### STATED PROBLEM
Print, word for word, every line from the beginning of the listing up to and including the line with "const macdTicks=[0.359,0,-0.827], rsiTicks=[100,80,50,20,0];". Pictures are to be excluded.

### DATA LINES
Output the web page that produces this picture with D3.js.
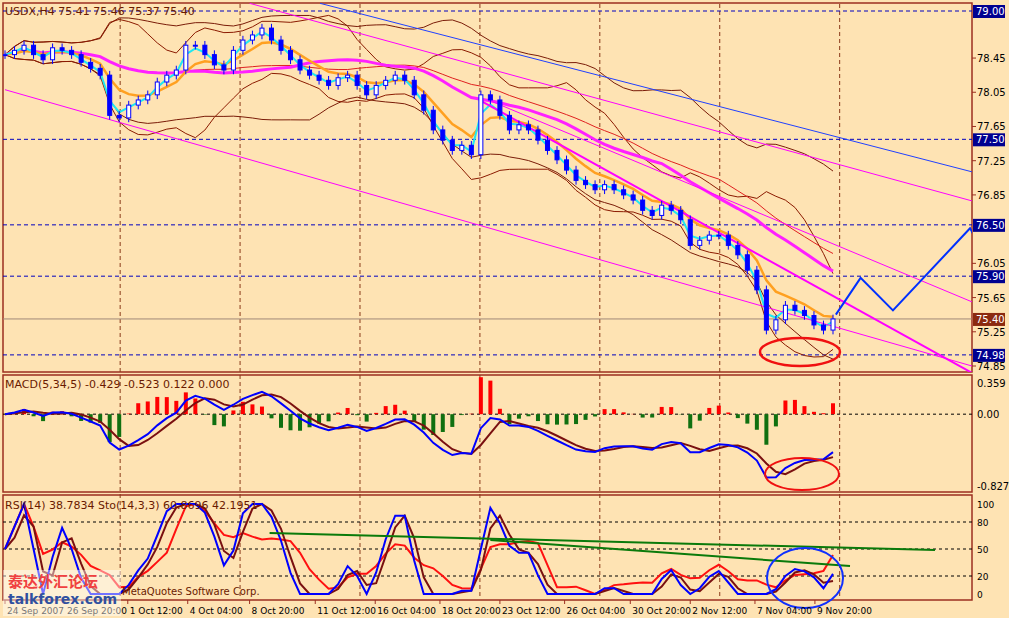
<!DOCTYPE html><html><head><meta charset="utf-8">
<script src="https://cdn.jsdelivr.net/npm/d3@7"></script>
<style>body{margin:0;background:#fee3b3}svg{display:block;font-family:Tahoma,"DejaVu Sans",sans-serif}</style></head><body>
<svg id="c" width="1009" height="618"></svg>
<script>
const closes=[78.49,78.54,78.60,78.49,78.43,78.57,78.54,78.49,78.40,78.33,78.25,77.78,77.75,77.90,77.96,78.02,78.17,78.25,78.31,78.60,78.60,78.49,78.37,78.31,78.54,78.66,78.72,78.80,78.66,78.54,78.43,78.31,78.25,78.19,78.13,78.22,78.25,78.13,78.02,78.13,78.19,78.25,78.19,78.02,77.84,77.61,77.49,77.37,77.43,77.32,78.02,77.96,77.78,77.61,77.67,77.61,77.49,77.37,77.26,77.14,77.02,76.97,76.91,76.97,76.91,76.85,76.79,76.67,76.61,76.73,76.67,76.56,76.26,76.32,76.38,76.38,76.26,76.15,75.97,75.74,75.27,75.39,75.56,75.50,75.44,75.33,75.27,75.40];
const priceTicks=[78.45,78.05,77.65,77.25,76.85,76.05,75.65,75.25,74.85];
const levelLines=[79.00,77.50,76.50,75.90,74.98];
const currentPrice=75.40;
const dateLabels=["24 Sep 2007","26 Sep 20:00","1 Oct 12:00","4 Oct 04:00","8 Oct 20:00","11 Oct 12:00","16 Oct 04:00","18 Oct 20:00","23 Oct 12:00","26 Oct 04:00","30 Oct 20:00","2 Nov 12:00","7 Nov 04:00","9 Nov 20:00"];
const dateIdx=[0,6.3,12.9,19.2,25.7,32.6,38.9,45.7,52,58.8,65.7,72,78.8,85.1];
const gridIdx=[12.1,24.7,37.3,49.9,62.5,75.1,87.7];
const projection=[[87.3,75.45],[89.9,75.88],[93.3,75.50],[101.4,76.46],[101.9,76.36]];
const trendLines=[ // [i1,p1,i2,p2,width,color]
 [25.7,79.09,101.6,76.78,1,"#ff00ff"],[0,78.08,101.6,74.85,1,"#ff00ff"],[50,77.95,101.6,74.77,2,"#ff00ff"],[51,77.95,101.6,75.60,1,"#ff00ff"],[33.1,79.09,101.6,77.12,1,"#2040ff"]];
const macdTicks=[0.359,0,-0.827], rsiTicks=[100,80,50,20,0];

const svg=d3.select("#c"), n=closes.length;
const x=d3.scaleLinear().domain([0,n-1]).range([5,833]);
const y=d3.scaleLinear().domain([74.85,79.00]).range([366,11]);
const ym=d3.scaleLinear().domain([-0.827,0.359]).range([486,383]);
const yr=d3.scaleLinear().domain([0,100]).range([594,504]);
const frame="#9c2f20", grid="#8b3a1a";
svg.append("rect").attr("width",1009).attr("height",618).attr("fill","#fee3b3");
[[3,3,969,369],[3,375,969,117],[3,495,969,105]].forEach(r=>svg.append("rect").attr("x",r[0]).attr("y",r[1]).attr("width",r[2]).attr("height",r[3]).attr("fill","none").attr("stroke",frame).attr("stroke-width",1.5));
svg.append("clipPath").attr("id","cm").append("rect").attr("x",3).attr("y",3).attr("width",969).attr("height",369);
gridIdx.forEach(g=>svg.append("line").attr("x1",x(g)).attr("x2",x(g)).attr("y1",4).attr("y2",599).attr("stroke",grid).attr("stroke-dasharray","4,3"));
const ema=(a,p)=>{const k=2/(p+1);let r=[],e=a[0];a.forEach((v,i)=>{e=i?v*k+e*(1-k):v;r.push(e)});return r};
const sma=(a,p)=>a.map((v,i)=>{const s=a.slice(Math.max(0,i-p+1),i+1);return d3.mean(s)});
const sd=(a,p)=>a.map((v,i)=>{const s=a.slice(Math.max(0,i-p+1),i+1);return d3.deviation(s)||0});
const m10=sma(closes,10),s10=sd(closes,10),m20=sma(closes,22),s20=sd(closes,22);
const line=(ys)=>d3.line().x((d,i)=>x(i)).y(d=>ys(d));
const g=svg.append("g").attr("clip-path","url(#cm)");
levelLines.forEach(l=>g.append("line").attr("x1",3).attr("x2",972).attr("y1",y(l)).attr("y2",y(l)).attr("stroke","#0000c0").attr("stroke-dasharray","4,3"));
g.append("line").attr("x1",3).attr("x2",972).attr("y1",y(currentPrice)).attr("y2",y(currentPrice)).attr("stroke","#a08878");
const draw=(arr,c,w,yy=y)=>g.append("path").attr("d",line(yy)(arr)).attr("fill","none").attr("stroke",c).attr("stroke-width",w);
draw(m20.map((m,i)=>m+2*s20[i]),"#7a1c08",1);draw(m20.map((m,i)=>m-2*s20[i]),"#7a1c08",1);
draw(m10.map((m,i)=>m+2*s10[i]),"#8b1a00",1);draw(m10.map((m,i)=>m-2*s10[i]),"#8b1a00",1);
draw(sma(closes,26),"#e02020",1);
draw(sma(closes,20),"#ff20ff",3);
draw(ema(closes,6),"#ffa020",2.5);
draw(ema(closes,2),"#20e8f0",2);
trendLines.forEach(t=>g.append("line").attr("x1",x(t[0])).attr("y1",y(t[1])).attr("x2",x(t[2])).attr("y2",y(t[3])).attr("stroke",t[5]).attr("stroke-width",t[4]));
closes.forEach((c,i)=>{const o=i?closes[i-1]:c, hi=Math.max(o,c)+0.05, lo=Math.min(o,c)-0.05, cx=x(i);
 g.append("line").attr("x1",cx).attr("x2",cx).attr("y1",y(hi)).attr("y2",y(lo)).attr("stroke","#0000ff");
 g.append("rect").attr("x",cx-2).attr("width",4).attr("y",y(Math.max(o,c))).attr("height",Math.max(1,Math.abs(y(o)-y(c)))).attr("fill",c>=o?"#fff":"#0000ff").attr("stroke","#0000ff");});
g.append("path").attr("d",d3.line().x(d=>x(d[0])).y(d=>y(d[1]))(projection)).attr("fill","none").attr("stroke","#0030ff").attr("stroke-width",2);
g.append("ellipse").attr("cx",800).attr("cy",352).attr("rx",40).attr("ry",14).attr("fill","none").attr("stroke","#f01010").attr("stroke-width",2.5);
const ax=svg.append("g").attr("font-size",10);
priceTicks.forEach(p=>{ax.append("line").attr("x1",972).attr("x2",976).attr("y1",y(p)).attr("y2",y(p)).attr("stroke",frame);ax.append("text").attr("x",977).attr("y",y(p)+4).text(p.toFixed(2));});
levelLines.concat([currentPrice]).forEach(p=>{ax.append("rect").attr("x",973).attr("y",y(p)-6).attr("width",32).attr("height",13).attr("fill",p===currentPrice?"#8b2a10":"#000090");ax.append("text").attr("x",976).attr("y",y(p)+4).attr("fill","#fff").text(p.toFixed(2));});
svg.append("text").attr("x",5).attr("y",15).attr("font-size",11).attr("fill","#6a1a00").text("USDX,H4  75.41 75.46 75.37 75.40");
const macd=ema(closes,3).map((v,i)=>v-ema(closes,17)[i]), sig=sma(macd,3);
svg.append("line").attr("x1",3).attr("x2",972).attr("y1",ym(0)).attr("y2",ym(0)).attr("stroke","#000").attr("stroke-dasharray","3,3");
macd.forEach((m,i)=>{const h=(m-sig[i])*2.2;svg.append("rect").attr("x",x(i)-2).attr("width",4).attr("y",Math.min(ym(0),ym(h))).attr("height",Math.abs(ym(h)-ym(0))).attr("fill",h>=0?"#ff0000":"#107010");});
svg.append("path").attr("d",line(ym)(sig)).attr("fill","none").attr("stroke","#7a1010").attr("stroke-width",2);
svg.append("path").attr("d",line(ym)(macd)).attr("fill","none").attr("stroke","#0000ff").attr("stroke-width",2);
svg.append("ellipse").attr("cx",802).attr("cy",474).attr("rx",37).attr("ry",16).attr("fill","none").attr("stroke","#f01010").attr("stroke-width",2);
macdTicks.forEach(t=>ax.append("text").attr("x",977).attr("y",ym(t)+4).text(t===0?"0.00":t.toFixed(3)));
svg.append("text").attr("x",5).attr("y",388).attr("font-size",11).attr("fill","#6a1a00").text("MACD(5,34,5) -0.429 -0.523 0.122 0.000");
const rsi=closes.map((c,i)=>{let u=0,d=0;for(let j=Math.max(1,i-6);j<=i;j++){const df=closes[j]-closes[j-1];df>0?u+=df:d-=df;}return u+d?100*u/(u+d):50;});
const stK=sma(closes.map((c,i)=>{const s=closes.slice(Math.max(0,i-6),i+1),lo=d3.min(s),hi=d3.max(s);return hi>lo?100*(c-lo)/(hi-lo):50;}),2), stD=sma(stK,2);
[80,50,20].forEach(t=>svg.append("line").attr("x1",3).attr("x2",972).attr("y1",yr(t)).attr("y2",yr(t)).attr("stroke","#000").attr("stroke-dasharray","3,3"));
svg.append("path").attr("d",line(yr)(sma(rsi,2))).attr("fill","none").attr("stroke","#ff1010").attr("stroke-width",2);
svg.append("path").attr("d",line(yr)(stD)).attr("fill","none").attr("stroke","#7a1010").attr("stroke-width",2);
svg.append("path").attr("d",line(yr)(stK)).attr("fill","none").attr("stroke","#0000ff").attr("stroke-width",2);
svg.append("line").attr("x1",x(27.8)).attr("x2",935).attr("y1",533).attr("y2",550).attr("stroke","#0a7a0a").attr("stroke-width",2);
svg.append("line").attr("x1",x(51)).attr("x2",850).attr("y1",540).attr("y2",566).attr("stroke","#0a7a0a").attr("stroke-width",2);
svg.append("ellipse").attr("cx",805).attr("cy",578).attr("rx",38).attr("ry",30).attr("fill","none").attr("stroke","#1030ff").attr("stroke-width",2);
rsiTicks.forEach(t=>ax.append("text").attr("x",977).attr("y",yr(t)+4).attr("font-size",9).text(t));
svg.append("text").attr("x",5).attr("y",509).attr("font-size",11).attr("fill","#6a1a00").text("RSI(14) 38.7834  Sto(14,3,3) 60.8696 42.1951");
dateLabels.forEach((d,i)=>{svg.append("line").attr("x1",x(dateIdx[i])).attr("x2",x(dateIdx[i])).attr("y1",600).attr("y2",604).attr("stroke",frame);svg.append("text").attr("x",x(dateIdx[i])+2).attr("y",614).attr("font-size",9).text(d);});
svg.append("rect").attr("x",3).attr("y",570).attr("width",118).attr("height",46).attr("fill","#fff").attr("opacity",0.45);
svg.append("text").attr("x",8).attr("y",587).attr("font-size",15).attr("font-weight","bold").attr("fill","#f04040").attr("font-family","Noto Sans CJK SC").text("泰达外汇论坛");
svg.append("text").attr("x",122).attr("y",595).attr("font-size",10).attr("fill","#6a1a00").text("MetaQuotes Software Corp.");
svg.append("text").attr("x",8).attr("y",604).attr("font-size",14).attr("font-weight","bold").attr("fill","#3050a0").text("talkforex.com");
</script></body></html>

### ANSWER IN FULL
Output the web page that produces this picture with D3.js.
<!DOCTYPE html><html><head><meta charset="utf-8">
<script src="https://cdn.jsdelivr.net/npm/d3@7"></script>
<style>body{margin:0;background:#fee3b3}svg{display:block;font-family:Tahoma,"DejaVu Sans",sans-serif}</style></head><body>
<svg id="c" width="1009" height="618"></svg>
<script>
const closes=[78.49,78.54,78.60,78.49,78.43,78.57,78.54,78.49,78.40,78.33,78.25,77.78,77.75,77.90,77.96,78.02,78.17,78.25,78.31,78.60,78.60,78.49,78.37,78.31,78.54,78.66,78.72,78.80,78.66,78.54,78.43,78.31,78.25,78.19,78.13,78.22,78.25,78.13,78.02,78.13,78.19,78.25,78.19,78.02,77.84,77.61,77.49,77.37,77.43,77.32,78.02,77.96,77.78,77.61,77.67,77.61,77.49,77.37,77.26,77.14,77.02,76.97,76.91,76.97,76.91,76.85,76.79,76.67,76.61,76.73,76.67,76.56,76.26,76.32,76.38,76.38,76.26,76.15,75.97,75.74,75.27,75.39,75.56,75.50,75.44,75.33,75.27,75.40];
const priceTicks=[78.45,78.05,77.65,77.25,76.85,76.05,75.65,75.25,74.85];
const levelLines=[79.00,77.50,76.50,75.90,74.98];
const currentPrice=75.40;
const dateLabels=["24 Sep 2007","26 Sep 20:00","1 Oct 12:00","4 Oct 04:00","8 Oct 20:00","11 Oct 12:00","16 Oct 04:00","18 Oct 20:00","23 Oct 12:00","26 Oct 04:00","30 Oct 20:00","2 Nov 12:00","7 Nov 04:00","9 Nov 20:00"];
const dateIdx=[0,6.3,12.9,19.2,25.7,32.6,38.9,45.7,52,58.8,65.7,72,78.8,85.1];
const gridIdx=[12.1,24.7,37.3,49.9,62.5,75.1,87.7];
const projection=[[87.3,75.45],[89.9,75.88],[93.3,75.50],[101.4,76.46],[101.9,76.36]];
const trendLines=[ // [i1,p1,i2,p2,width,color]
 [25.7,79.09,101.6,76.78,1,"#ff00ff"],[0,78.08,101.6,74.85,1,"#ff00ff"],[50,77.95,101.6,74.77,2,"#ff00ff"],[51,77.95,101.6,75.60,1,"#ff00ff"],[33.1,79.09,101.6,77.12,1,"#2040ff"]];
const macdTicks=[0.359,0,-0.827], rsiTicks=[100,80,50,20,0];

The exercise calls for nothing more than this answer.